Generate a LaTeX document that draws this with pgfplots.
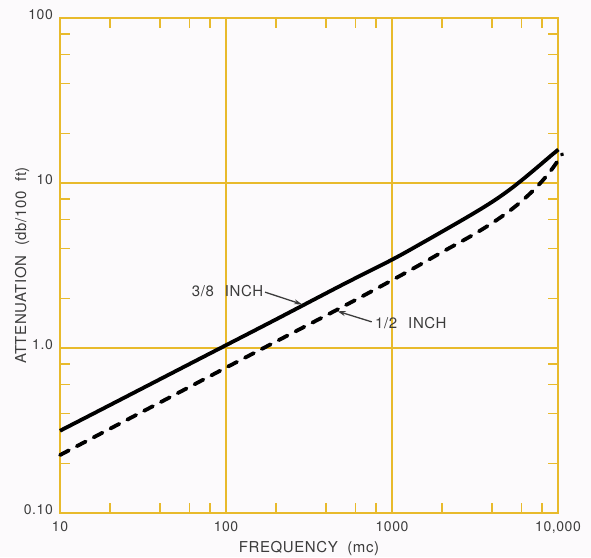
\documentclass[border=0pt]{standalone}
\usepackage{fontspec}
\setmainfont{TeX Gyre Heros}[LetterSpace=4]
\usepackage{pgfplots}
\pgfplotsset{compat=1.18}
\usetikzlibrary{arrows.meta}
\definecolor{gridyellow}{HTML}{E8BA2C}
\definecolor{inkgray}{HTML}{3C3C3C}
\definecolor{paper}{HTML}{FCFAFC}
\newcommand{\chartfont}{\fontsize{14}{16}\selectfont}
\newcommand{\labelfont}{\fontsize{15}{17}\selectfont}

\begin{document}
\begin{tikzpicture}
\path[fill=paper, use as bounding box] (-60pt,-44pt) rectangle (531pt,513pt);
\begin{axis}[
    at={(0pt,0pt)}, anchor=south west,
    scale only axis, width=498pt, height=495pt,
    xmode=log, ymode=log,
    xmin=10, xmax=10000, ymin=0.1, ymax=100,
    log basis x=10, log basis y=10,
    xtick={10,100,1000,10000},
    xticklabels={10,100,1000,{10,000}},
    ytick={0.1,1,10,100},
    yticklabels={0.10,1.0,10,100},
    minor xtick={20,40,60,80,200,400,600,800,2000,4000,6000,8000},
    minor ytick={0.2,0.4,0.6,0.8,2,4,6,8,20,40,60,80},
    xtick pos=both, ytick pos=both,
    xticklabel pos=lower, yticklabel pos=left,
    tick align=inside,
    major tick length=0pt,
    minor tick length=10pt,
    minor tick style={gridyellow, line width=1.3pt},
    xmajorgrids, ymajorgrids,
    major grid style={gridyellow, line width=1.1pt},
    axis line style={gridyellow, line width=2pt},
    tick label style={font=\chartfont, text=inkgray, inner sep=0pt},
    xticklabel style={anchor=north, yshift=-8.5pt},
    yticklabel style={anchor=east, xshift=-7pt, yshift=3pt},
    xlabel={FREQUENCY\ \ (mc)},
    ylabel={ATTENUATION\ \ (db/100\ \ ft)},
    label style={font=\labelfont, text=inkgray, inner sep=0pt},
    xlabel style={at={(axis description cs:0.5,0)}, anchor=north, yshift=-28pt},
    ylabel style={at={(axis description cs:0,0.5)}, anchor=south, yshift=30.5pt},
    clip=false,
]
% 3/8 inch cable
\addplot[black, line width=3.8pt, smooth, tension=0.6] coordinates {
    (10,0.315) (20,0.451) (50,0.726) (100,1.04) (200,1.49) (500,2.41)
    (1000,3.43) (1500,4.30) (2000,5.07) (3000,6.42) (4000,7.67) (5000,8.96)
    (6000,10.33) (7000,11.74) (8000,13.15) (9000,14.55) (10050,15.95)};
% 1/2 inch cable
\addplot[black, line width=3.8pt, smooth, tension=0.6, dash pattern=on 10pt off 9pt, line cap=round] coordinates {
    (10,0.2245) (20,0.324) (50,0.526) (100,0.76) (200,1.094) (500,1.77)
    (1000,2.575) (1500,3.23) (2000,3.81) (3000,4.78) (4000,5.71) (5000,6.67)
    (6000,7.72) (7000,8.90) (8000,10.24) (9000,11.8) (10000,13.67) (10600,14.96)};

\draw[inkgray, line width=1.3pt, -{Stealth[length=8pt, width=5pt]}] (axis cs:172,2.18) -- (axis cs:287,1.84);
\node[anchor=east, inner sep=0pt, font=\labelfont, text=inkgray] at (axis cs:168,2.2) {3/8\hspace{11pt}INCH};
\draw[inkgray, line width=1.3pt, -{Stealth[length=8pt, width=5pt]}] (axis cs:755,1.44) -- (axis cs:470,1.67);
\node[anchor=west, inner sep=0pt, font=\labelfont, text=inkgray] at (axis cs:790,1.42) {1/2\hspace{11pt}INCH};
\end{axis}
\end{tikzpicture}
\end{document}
********************
The problem:
Your task is to repeat the data above exactly while excluding the pictures.

Response to the task:
Generate a LaTeX document that draws this with pgfplots.
\documentclass[border=0pt]{standalone}
\usepackage{fontspec}
\setmainfont{TeX Gyre Heros}[LetterSpace=4]
\usepackage{pgfplots}
\pgfplotsset{compat=1.18}
\usetikzlibrary{arrows.meta}
\definecolor{gridyellow}{HTML}{E8BA2C}
\definecolor{inkgray}{HTML}{3C3C3C}
\definecolor{paper}{HTML}{FCFAFC}
\newcommand{\chartfont}{\fontsize{14}{16}\selectfont}
\newcommand{\labelfont}{\fontsize{15}{17}\selectfont}

\begin{document}
\begin{tikzpicture}
\path[fill=paper, use as bounding box] (-60pt,-44pt) rectangle (531pt,513pt);
\begin{axis}[
    at={(0pt,0pt)}, anchor=south west,
    scale only axis, width=498pt, height=495pt,
    xmode=log, ymode=log,
    xmin=10, xmax=10000, ymin=0.1, ymax=100,
    log basis x=10, log basis y=10,
    xtick={10,100,1000,10000},
    xticklabels={10,100,1000,{10,000}},
    ytick={0.1,1,10,100},
    yticklabels={0.10,1.0,10,100},
    minor xtick={20,40,60,80,200,400,600,800,2000,4000,6000,8000},
    minor ytick={0.2,0.4,0.6,0.8,2,4,6,8,20,40,60,80},
    xtick pos=both, ytick pos=both,
    xticklabel pos=lower, yticklabel pos=left,
    tick align=inside,
    major tick length=0pt,
    minor tick length=10pt,
    minor tick style={gridyellow, line width=1.3pt},
    xmajorgrids, ymajorgrids,
    major grid style={gridyellow, line width=1.1pt},
    axis line style={gridyellow, line width=2pt},
    tick label style={font=\chartfont, text=inkgray, inner sep=0pt},
    xticklabel style={anchor=north, yshift=-8.5pt},
    yticklabel style={anchor=east, xshift=-7pt, yshift=3pt},
    xlabel={FREQUENCY\ \ (mc)},
    ylabel={ATTENUATION\ \ (db/100\ \ ft)},
    label style={font=\labelfont, text=inkgray, inner sep=0pt},
    xlabel style={at={(axis description cs:0.5,0)}, anchor=north, yshift=-28pt},
    ylabel style={at={(axis description cs:0,0.5)}, anchor=south, yshift=30.5pt},
    clip=false,
]
% 3/8 inch cable
\addplot[black, line width=3.8pt, smooth, tension=0.6] coordinates {
    (10,0.315) (20,0.451) (50,0.726) (100,1.04) (200,1.49) (500,2.41)
    (1000,3.43) (1500,4.30) (2000,5.07) (3000,6.42) (4000,7.67) (5000,8.96)
    (6000,10.33) (7000,11.74) (8000,13.15) (9000,14.55) (10050,15.95)};
% 1/2 inch cable
\addplot[black, line width=3.8pt, smooth, tension=0.6, dash pattern=on 10pt off 9pt, line cap=round] coordinates {
    (10,0.2245) (20,0.324) (50,0.526) (100,0.76) (200,1.094) (500,1.77)
    (1000,2.575) (1500,3.23) (2000,3.81) (3000,4.78) (4000,5.71) (5000,6.67)
    (6000,7.72) (7000,8.90) (8000,10.24) (9000,11.8) (10000,13.67) (10600,14.96)};

\draw[inkgray, line width=1.3pt, -{Stealth[length=8pt, width=5pt]}] (axis cs:172,2.18) -- (axis cs:287,1.84);
\node[anchor=east, inner sep=0pt, font=\labelfont, text=inkgray] at (axis cs:168,2.2) {3/8\hspace{11pt}INCH};
\draw[inkgray, line width=1.3pt, -{Stealth[length=8pt, width=5pt]}] (axis cs:755,1.44) -- (axis cs:470,1.67);
\node[anchor=west, inner sep=0pt, font=\labelfont, text=inkgray] at (axis cs:790,1.42) {1/2\hspace{11pt}INCH};
\end{axis}
\end{tikzpicture}
\end{document}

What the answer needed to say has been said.